Aside from physically abusing her, the husband also delayed acting to legalize her status in Israel vis a vis the Ministry of Interior. Early on, in 1994, the couple filed a family unification application for her and she entered into the graduated procedure for permanent status. Moreover, in 2001, she received her first temporary residence visa (A5 visa). When the visa expired, the couple was summoned to apply for an extension, but the husband was then in detention and the process was suspended. In 2003, the interior ministry notified them that their family unification application had been revoked and that the process should be restarted. Only in 2007, did the husband consent to resubmit the family unification application for his wife, but the process was stayed by the interior ministry pending resolution of criminal proceedings against the husband. The woman remained without status in Israel.
 
Foreign spouses of Israelis do not have an independent right to residency status in Israel, and it is up to the Israeli partner to apply for status for the foreign spouse. Therefore, in effect, the woman was a hostage of her husband, who by neglecting to regularize her status forced her into becoming an illegal resident. His refusals and neglect to pursue the family unification process were another means of control the abusive husband used his wife, making her dependent upon his arbitrary will.
 
Courageously, after years of humiliation and anguish, the woman applied to HaMoked to assist her in obtaining Israeli status. HaMoked appealed to the inter-ministerial committee on humanitarian affairs at the interior ministry, to grant permanent residency status to the woman, allowing her to rebuild her life with her the children at her side.  
 
HaMoked requested the committee to consider the woman's application according to the procedure for handling a termination of a graduated procedure for status of spouses due to the Israeli spouse's violence. The interior ministry established the procedure following an increased number of cases in which the graduated family unification procedure had been terminated due to a marital breakup due to the Israeli husband's violence towards his spouse. The procedure aims to enable such women to receive Israeli status independently from their husbands, so otherwise they would not avoid complaining against their husbands out of fear of deportation. The woman in this case qualifies under the criteria of the procedure, her marriage was genuine and she had even entered the graduated procedure. Had her husband acted promptly to legalize her status, she would have completed the graduated procedure and would have already become a permanent resident in Israel.

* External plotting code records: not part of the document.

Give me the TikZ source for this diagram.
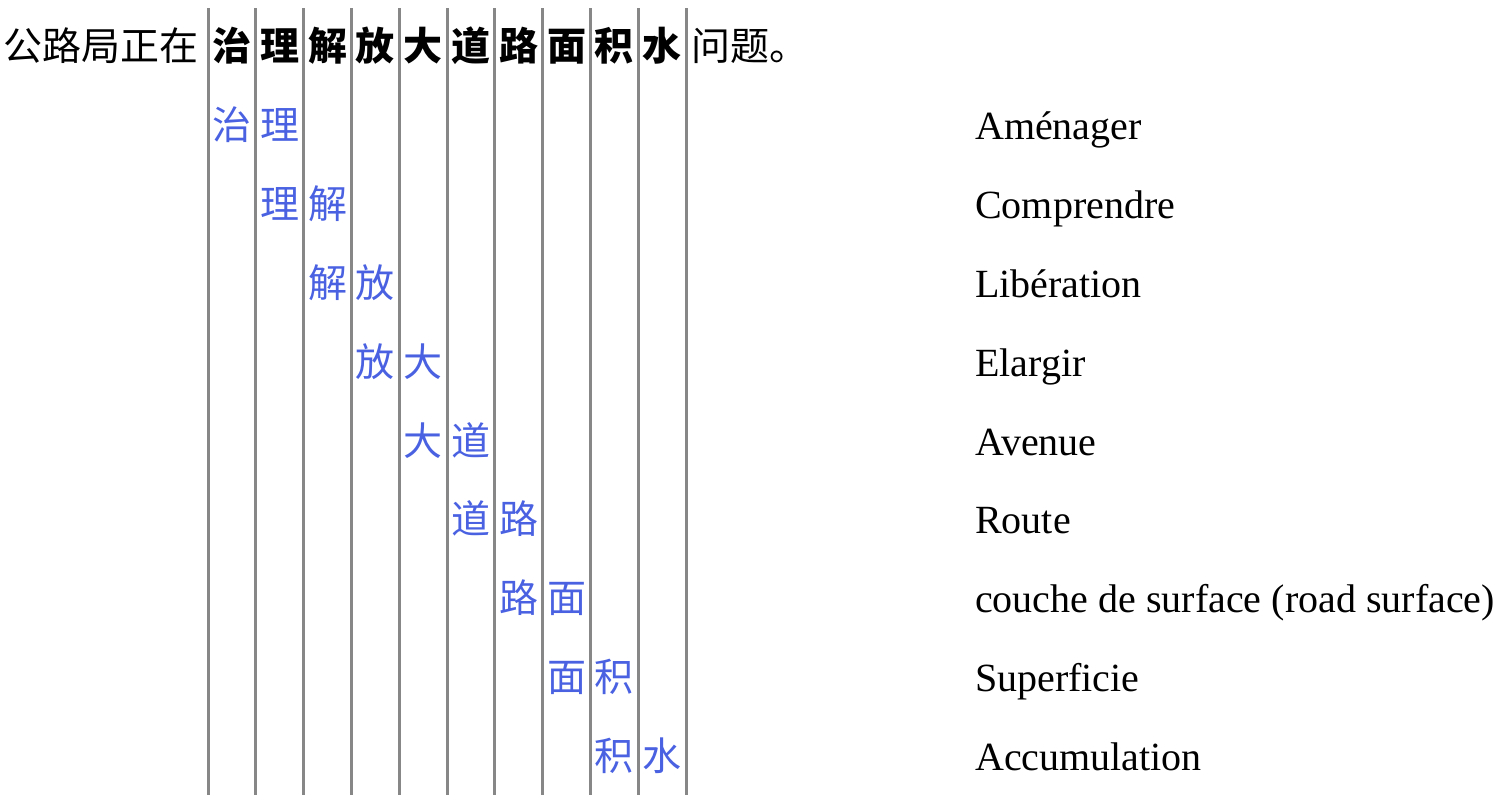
\documentclass[tikz,border=0pt]{standalone}
\usepackage{fontspec}
\setmainfont{Liberation Serif}
\newfontfamily\cjk{Noto Sans CJK SC}
\definecolor{gloss}{RGB}{74,98,226}
\definecolor{rule}{RGB}{135,135,135}
\tikzset{
  cjktext/.style={anchor=base, inner sep=0pt, font=\cjk\fontsize{39}{41}\selectfont},
  headchar/.style={cjktext, font=\cjk\bfseries\fontsize{39}{41}\selectfont},
  glosschar/.style={cjktext, text=gloss},
  meaning/.style={anchor=base west, inner sep=0pt, font=\fontsize{40}{44}\selectfont},
  colrule/.style={draw=rule, line width=3pt}
}
\begin{document}
\begin{tikzpicture}[x=1pt, y=-1pt]
\useasboundingbox (0,0) rectangle (1501,805);
% column rules
\foreach \k in {0,...,10}{
  \coordinate (t\k) at ({208+47.8*\k}, 8);
  \coordinate (b\k) at ({208+47.8*\k}, 795);
  \draw[colrule] (t\k) -- (b\k);
}
% top sentence
\node[cjktext, anchor=base east] (pre) at (199, 61) {公路局正在};
\foreach \c [count=\i from 0] in {治,理,解,放,大,道,路,面,积,水}{
  \node[headchar] (h\i) at ({232+47.8*\i}, 61) {\c};
}
\node[cjktext, anchor=base west] (post) at (691, 61) {问题。};
% gloss rows
\foreach \a/\b/\m [count=\i from 0] in {
  治/理/Aménager,
  理/解/Comprendre,
  解/放/Libération,
  放/大/Elargir,
  大/道/Avenue,
  道/路/Route,
  路/面/couche de surface (road surface),
  面/积/Superficie,
  积/水/Accumulation}{
  \node[glosschar] (ga\i) at ({232+47.8*\i}, {140+78.75*\i}) {\a};
  \node[glosschar] (gb\i) at ({232+47.8*(\i+1)}, {140+78.75*\i}) {\b};
  \node[meaning] (m\i) at (975, {140+78.75*\i}) {\m};
}
\end{tikzpicture}
\end{document}
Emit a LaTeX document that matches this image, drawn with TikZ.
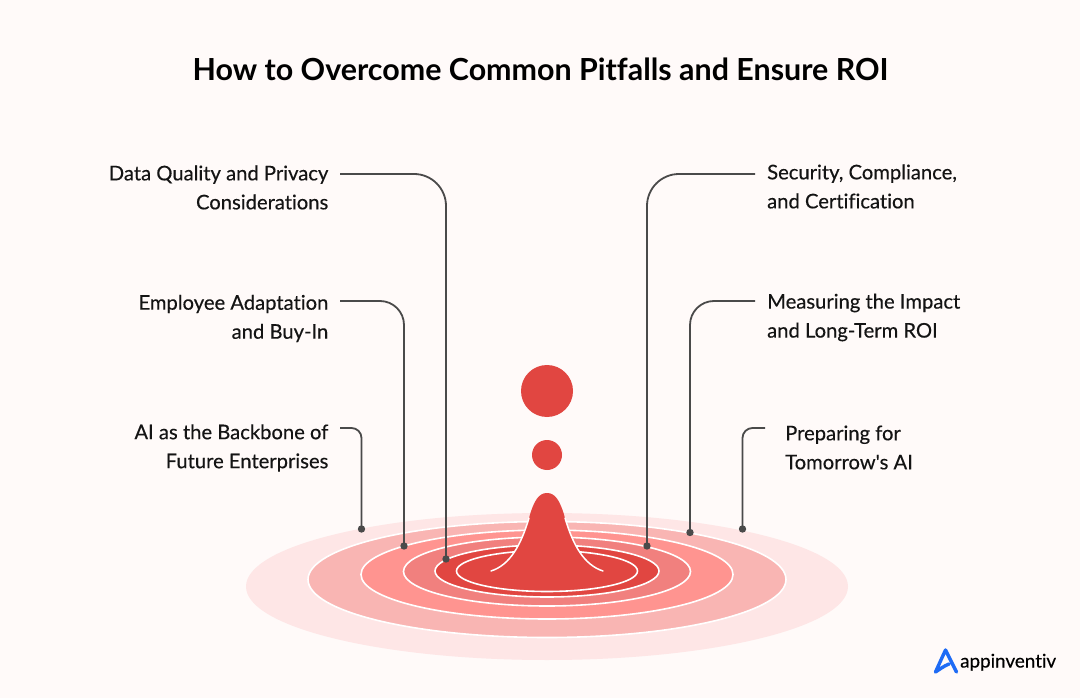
\documentclass[tikz,border=0pt]{standalone}
\usepackage{fontspec}
\setmainfont[Ligatures=NoCommon]{Lato}
\newfontfamily\medfont[FakeBold=0.35,Ligatures=NoCommon]{Lato}
\definecolor{bgc}{HTML}{FFFAF9}
\definecolor{r1}{HTML}{FEE6E6}
\definecolor{r2}{HTML}{F9B5B3}
\definecolor{r3}{HTML}{FF9490}
\definecolor{r4}{HTML}{F1807E}
\definecolor{r5}{HTML}{E14641}
\definecolor{ln}{HTML}{4A4A4A}
\definecolor{logoblue}{HTML}{1E6BF5}
\tikzset{
  x=1pt,y=-1pt,
  ringa/.style={fill=#1,draw=white,line width=1.6pt},
  lab/.style={font=\medfont\fontsize{20.2}{29}\selectfont,text=black!92,inner sep=0pt},
  labl/.style={lab,align=right,anchor=east},
  labr/.style={lab,align=left,anchor=west},
  dotn/.style={circle,fill=ln,minimum size=7.4pt,inner sep=0pt},
  leader/.style={draw=ln,line width=1.8pt},
}
\begin{document}
\begin{tikzpicture}
\useasboundingbox (0,0) rectangle (1080,698);
\fill[bgc] (0,0) rectangle (1080,698);
\node[font=\bfseries\fontsize{30.4}{36}\selectfont,text=black,inner sep=0pt] (title) at (540.5,69) {How to Overcome Common Pitfalls and Ensure ROI};

% rings
\fill[r1] (547,586.5) ellipse [x radius=301,y radius=73.5];
\path[ringa=r2] (547,579.5) ellipse [x radius=239,y radius=58];
\path[ringa=r3] (547,574.5) ellipse [x radius=186,y radius=44.5];
\path[ringa=r4] (547,571.5) ellipse [x radius=143.5,y radius=34.5];
\path[ringa=r5] (547,571) ellipse [x radius=112,y radius=26];
\path[ringa=r5] (547,571) ellipse [x radius=90.5,y radius=20.5];

% drop
\fill[r5] (491,571) .. controls (510,565) and (521,545) .. (529,518)
  .. controls (534,500) and (539,493) .. (547,493)
  .. controls (555,493) and (560,500) .. (565,518)
  .. controls (573,545) and (584,565) .. (603,571) -- cycle;
\draw[white,line width=1.5pt,line cap=round] (491,571) .. controls (510,565) and (521,545) .. (529,518)
  (565,518) .. controls (573,545) and (584,565) .. (603,571);
\fill[r5] (547,391) circle [radius=26];
\fill[r5] (547,455) circle [radius=15];

% labels
\node[labl] (t1) at (328.5,187.5) {Data Quality and Privacy\\Considerations};
\node[labl] (t2) at (328.5,318.5) {Employee Adaptation\\and Buy-In};
\node[labl] (t3) at (328.5,448) {AI as the Backbone of\\Future Enterprises};
\node[labr] (t4) at (767,186.5) {Security, Compliance,\\and Certification};
\node[labr] (t5) at (767,317.5) {Measuring the Impact\\and Long-Term ROI};
\node[labr] (t6) at (785,447.5) {Preparing for\\Tomorrow's AI};

% dots
\node[dotn] (d1) at (446,559) {};
\node[dotn] (d2) at (404,546) {};
\node[dotn] (d3) at (361.5,529) {};
\node[dotn] (d4) at (647,546) {};
\node[dotn] (d5) at (690,532.5) {};
\node[dotn] (d6) at (742.5,529) {};

% connector starts
\coordinate (s1) at (340,174);
\coordinate (s2) at (340,301);
\coordinate (s3) at (340,428);
\coordinate (s4) at (755,174);
\coordinate (s5) at (755,301);
\coordinate (s6) at (765,428);

\draw[leader,rounded corners=32pt] (s1) -| (d1.center);
\draw[leader,rounded corners=24pt] (s2) -| (d2.center);
\draw[leader,rounded corners=10pt] (s3) -| (d3.center);
\draw[leader,rounded corners=32pt] (s4) -| (d4.center);
\draw[leader,rounded corners=24pt] (s5) -| (d5.center);
\draw[leader,rounded corners=10pt] (s6) -| (d6.center);

% logo
\draw[logoblue,line width=3.4pt,line join=round,line cap=round] (956.5,672) -- (945.5,650) -- (935.5,672) .. controls (940,669) and (944,666) .. (949,664);
\node[font=\medfont\fontsize{18.8}{24}\selectfont,text=black,inner sep=0pt,anchor=base west] (logo) at (960,667.5) {appinventiv};
\end{tikzpicture}
\end{document}
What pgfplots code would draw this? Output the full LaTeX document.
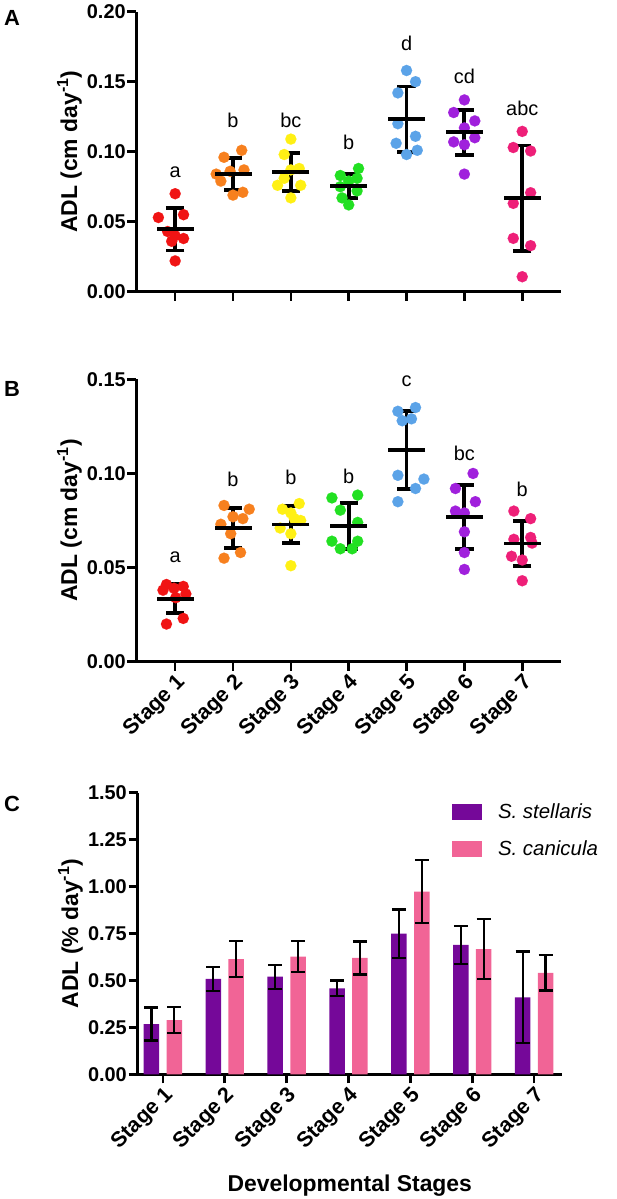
\documentclass[border=0pt]{standalone}
\usepackage{pgfplots}
\pgfplotsset{compat=1.18}
\usepackage{fontspec}
\setmainfont{Liberation Sans}
\definecolor{cRed}{RGB}{240,20,20}
\definecolor{cOrange}{RGB}{247,128,30}
\definecolor{cYellow}{RGB}{255,240,20}
\definecolor{cGreen}{RGB}{34,224,34}
\definecolor{cBlue}{RGB}{91,163,232}
\definecolor{cViolet}{RGB}{160,32,220}
\definecolor{cPink}{RGB}{238,31,120}
\definecolor{barPurple}{RGB}{117,8,153}
\definecolor{barPink}{RGB}{241,100,150}
\newcommand{\fs}[1]{\fontsize{#1}{#1}\selectfont}

% ---------- Panel A data ----------
\pgfplotstableread{
x y
1.00 0.070
0.71 0.053
1.145 0.055
0.87 0.043
1.00 0.040
1.145 0.038
0.94 0.036
1.00 0.022
}\AsOne
\pgfplotstableread{
x y
1.844 0.096
2.15 0.101
1.71 0.084
1.95 0.086
2.19 0.087
1.79 0.079
2.00 0.069
2.17 0.071
}\AsTwo
\pgfplotstableread{
x y
3.00 0.109
2.885 0.098
3.145 0.088
3.00 0.087
2.885 0.081
2.77 0.076
3.17 0.076
3.00 0.067
}\AsThree
\pgfplotstableread{
x y
4.17 0.088
3.855 0.083
4.145 0.081
4.00 0.079
3.855 0.075
4.145 0.072
3.885 0.067
4.00 0.062
}\AsFour
\pgfplotstableread{
x y
5.00 0.158
5.155 0.150
4.85 0.142
4.85 0.120
5.155 0.111
4.82 0.106
5.185 0.101
5.00 0.098
}\AsFive
\pgfplotstableread{
x y
6.00 0.137
5.815 0.128
6.18 0.122
6.00 0.117
6.18 0.110
5.815 0.107
6.00 0.105
6.00 0.084
}\AsSix
\pgfplotstableread{
x y
7.00 0.1145
6.845 0.103
7.145 0.1005
7.145 0.0707
6.845 0.0631
6.845 0.0381
7.145 0.0329
7.00 0.0107
}\AsSeven
\pgfplotstableread{
x y e
1 0.0446 0.0151
2 0.0841 0.0112
3 0.0853 0.0136
4 0.0755 0.0085
5 0.1233 0.0233
6 0.1138 0.0160
7 0.0667 0.0377
}\Ameans

% ---------- Panel B data ----------
\pgfplotstableread{
x y
0.85 0.041
1.14 0.040
0.79 0.038
0.98 0.039
1.185 0.036
1.01 0.034
1.14 0.023
0.85 0.020
}\BsOne
\pgfplotstableread{
x y
1.845 0.083
2.28 0.081
2.00 0.077
2.17 0.076
1.79 0.073
1.96 0.068
2.13 0.058
1.845 0.055
}\BsTwo
\pgfplotstableread{
x y
3.145 0.084
2.855 0.081
3.00 0.079
3.17 0.075
3.06 0.076
2.815 0.071
3.00 0.068
3.00 0.051
}\BsThree
\pgfplotstableread{
x y
3.71 0.087
4.155 0.0885
3.855 0.0805
4.155 0.074
3.71 0.064
4.155 0.064
3.855 0.060
4.06 0.060
}\BsFour
\pgfplotstableread{
x y
4.85 0.133
5.155 0.135
4.925 0.128
5.085 0.129
4.85 0.099
5.30 0.097
5.155 0.092
4.85 0.085
}\BsFive
\pgfplotstableread{
x y
6.15 0.100
5.845 0.092
6.19 0.085
5.845 0.080
6.00 0.079
6.00 0.069
6.00 0.058
6.00 0.049
}\BsSix
\pgfplotstableread{
x y
6.855 0.080
7.145 0.076
6.855 0.065
7.145 0.066
7.17 0.063
6.815 0.056
7.00 0.054
7.00 0.043
}\BsSeven
\pgfplotstableread{
x y e
1 0.0335 0.0076
2 0.0712 0.0106
3 0.0729 0.0100
4 0.0720 0.0122
5 0.1124 0.0208
6 0.0770 0.0170
7 0.0628 0.0118
}\Bmeans

% ---------- Panel C data ----------
\pgfplotstableread{
x y e
1 0.268 0.088
2 0.509 0.064
3 0.520 0.064
4 0.458 0.041
5 0.749 0.129
6 0.689 0.101
7 0.410 0.244
}\Cstel
\pgfplotstableread{
x y e
1 0.289 0.069
2 0.614 0.097
3 0.627 0.082
4 0.620 0.088
5 0.973 0.167
6 0.667 0.161
7 0.540 0.094
}\Ccan

\pgfplotsset{
  panel/.style={
    scale only axis,
    axis x line*=bottom, axis y line*=left,
    axis line style={line width=2.6bp, -},
    every tick/.style={line width=2.6bp, black},
    major tick length=9bp, tick align=outside,
    xtick={1,2,3,4,5,6,7},
    ymin=0, clip=false,
    yticklabel style={font=\bfseries\fs{20}, inner sep=1.5bp,
      /pgf/number format/.cd, fixed, fixed zerofill, precision=2, assume math mode=true},
    xticklabel style={font=\bfseries\fs{21.5}, rotate=45, anchor=north east, inner sep=1bp},
    ylabel style={font=\bfseries\fs{23}, at={(axis description cs:-0.128,0.5)}, anchor=south, inner sep=0pt},
  },
  dots/.style={only marks, mark=*, mark size=5.6bp, color=#1, mark options={draw=#1, fill=#1, line width=0.1bp}},
  meanbar/.style={only marks, mark=-, mark size=18.5bp, black, mark options={line width=3.8bp, black},
    error bars/.cd, y dir=both, y explicit,
    error bar style={line width=3.8bp, black},
    error mark options={rotate=90, mark size=9.2bp, line width=3.8bp, black}},
}

\begin{document}
\begin{tikzpicture}
\useasboundingbox (0,0) rectangle (617bp,-1199bp);

% ---------------- Panel A ----------------
\begin{axis}[panel, at={(136.4bp,-291.7bp)}, anchor=south west,
  width=424.6bp, height=280bp,
  xmin=0.33, xmax=7.67, ymax=0.20,
  ytick={0,0.05,0.10,0.15,0.20},
  xticklabels={},
  ylabel={ADL (cm day\textsuperscript{-1})}]
\addplot[dots=cRed] table[x=x,y=y]{\AsOne};
\addplot[dots=cOrange] table[x=x,y=y]{\AsTwo};
\addplot[dots=cYellow] table[x=x,y=y]{\AsThree};
\addplot[dots=cGreen] table[x=x,y=y]{\AsFour};
\addplot[dots=cBlue] table[x=x,y=y]{\AsFive};
\addplot[dots=cViolet] table[x=x,y=y]{\AsSix};
\addplot[dots=cPink] table[x=x,y=y]{\AsSeven};
\addplot[meanbar] table[x=x,y=y,y error=e]{\Ameans};
\begin{scope}[every node/.style={font=\fs{20}}]
\node at (axis cs:1,0.0855) {a};
\node at (axis cs:2,0.1226) {b};
\node at (axis cs:3,0.1226) {bc};
\node at (axis cs:4,0.1064) {b};
\node at (axis cs:5,0.1774) {d};
\node at (axis cs:6,0.1540) {cd};
\node at (axis cs:7,0.1310) {abc};
\end{scope}
\end{axis}

% ---------------- Panel B ----------------
\begin{axis}[panel, at={(136.4bp,-661.7bp)}, anchor=south west,
  width=424.6bp, height=282.4bp,
  xmin=0.33, xmax=7.67, ymax=0.15,
  ytick={0,0.05,0.10,0.15},
  xticklabels={Stage 1,Stage 2,Stage 3,Stage 4,Stage 5,Stage 6,Stage 7},
  ylabel={ADL (cm day\textsuperscript{-1})}]
\addplot[dots=cRed] table[x=x,y=y]{\BsOne};
\addplot[dots=cOrange] table[x=x,y=y]{\BsTwo};
\addplot[dots=cYellow] table[x=x,y=y]{\BsThree};
\addplot[dots=cGreen] table[x=x,y=y]{\BsFour};
\addplot[dots=cBlue] table[x=x,y=y]{\BsFive};
\addplot[dots=cViolet] table[x=x,y=y]{\BsSix};
\addplot[dots=cPink] table[x=x,y=y]{\BsSeven};
\addplot[meanbar] table[x=x,y=y,y error=e]{\Bmeans};
\begin{scope}[every node/.style={font=\fs{20}}]
\node at (axis cs:1,0.0555) {a};
\node at (axis cs:2,0.0970) {b};
\node at (axis cs:3,0.0977) {b};
\node at (axis cs:4,0.0982) {b};
\node at (axis cs:5,0.1490) {c};
\node at (axis cs:6,0.1107) {bc};
\node at (axis cs:7,0.0916) {b};
\end{scope}
\end{axis}

% ---------------- Panel C ----------------
\begin{axis}[panel, at={(137.5bp,-1074.3bp)}, anchor=south west,
  width=424.5bp, height=281.6bp,
  xmin=0.59, xmax=7.45, ymax=1.5,
  ytick={0,0.25,0.50,0.75,1.00,1.25,1.50},
  xticklabels={Stage 1,Stage 2,Stage 3,Stage 4,Stage 5,Stage 6,Stage 7},
  ylabel={ADL (\% day\textsuperscript{-1})},
  xlabel={Developmental Stages},
  xlabel style={font=\bfseries\fs{23}, at={(axis description cs:0.5,-0.417)}, anchor=base},
  ybar, bar width=0.25,
  legend style={at={(rel axis cs:0.7409,0.9599)}, anchor=north west, draw=none, fill=none,
    inner sep=0pt, outer sep=0pt, row sep=20.7bp, column sep=16bp,
    nodes={inner sep=0pt, font=\itshape\fs{20.5}}},
  legend cell align=left,
  legend image code/.code={\fill[#1, draw=none] (0bp,-8bp) rectangle (30bp,8bp);},
]
\addplot[fill=barPurple, draw=none, bar shift=-0.185,
  error bars/.cd, y dir=both, y explicit,
  error bar style={line width=2.3bp, black},
  error mark options={rotate=90, mark size=7bp, line width=2.3bp, black}]
  table[x=x,y=y,y error=e]{\Cstel};
\addlegendentry{S. stellaris}
\addplot[fill=barPink, draw=none, bar shift=0.185,
  error bars/.cd, y dir=both, y explicit,
  error bar style={line width=2.3bp, black},
  error mark options={rotate=90, mark size=7bp, line width=2.3bp, black}]
  table[x=x,y=y,y error=e]{\Ccan};
\addlegendentry{S. canicula}
\end{axis}

\node[anchor=base west, font=\bfseries\fs{22}, inner sep=0pt] at (4bp,-25bp) {A};
\node[anchor=base west, font=\bfseries\fs{22}, inner sep=0pt] at (4bp,-396bp) {B};
\node[anchor=base west, font=\bfseries\fs{22}, inner sep=0pt] at (4bp,-811bp) {C};
\end{tikzpicture}
\end{document}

HaMoked further requested that the woman be given temporary status in Israel, pending final decision of the inter-ministerial committee on her case. The committee proceedings are likely to last a long time, and the woman urgently needed some stability to allow her to rebuild her life. With temporary status, the woman could start working and providing for herself and her children, and stop being dependent on her abusive husband's family. In October 2011, after three months had passed without a reply on the request for temporary status, HaMoked submitted an administrative appeal to the appellate committee for foreigners, seeking temporary status pending decision on the application.  
   
On January 9, 2012, the decision of the chair of the appellate committee for foreigners was handed down, instructing the interior ministry to issue the woman a one-year residence and work visa. Although it does not provide temporary status, which renders its holder eligible to social benefits, this B1 visa entitles the woman to remain in Israel and legally earn her living, and allows her to leave for Jordan to visit her family, which she has not seen for several years, and return to Israel legally.
 
The woman's application for residency status is still awaiting a decision by the inter-ministerial committee on humanitarian affairs.